How does remembering past answers help us do less work?
Scenario Under Consideration
Analyze the time complexity of the following code snippet.
int fib(int n, int memo[]) {
if (n <= 1) return n;
if (memo[n] != -1) return memo[n];
memo[n] = fib(n-1, memo) + fib(n-2, memo);
return memo[n];
}
// memo array initialized with -1 for all indices
This code calculates Fibonacci numbers using recursion and stores results to avoid repeated work.
Identify Repeating Operations
Identify the loops, recursion, array traversals that repeat.
- Primary operation: Recursive calls to fib with memoization check.
- How many times: Each unique fib(n) is computed once; repeated calls return stored result immediately.
How Execution Grows With Input
Without memoization, calls grow very fast because many repeat. With memoization, each number is calculated once.

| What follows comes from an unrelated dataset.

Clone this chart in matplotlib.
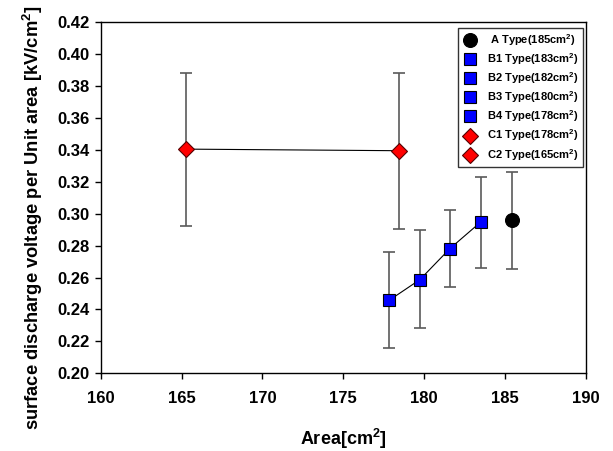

| Input Size (n) | Approx. Operations |
|---|---|
| 10 | About 10 calls |
| 100 | About 100 calls |
| 1000 | About 1000 calls |
Pattern observation: The work grows roughly in a straight line with n, not exponentially.
Final Time Complexity
Time Complexity: O(n)
This means the function does work proportional to n, calculating each Fibonacci number once.
Common Mistake
[X] Wrong: "Memoization doesn't change the time complexity; recursion is always slow."
[OK] Correct: Memoization saves results so repeated calls are fast, reducing exponential calls to linear.
Interview Connect
Understanding memoization shows you can improve slow recursive solutions by saving work, a key skill in problem solving.
Self-Check
"What if we removed the memo array and just used plain recursion? How would the time complexity change?"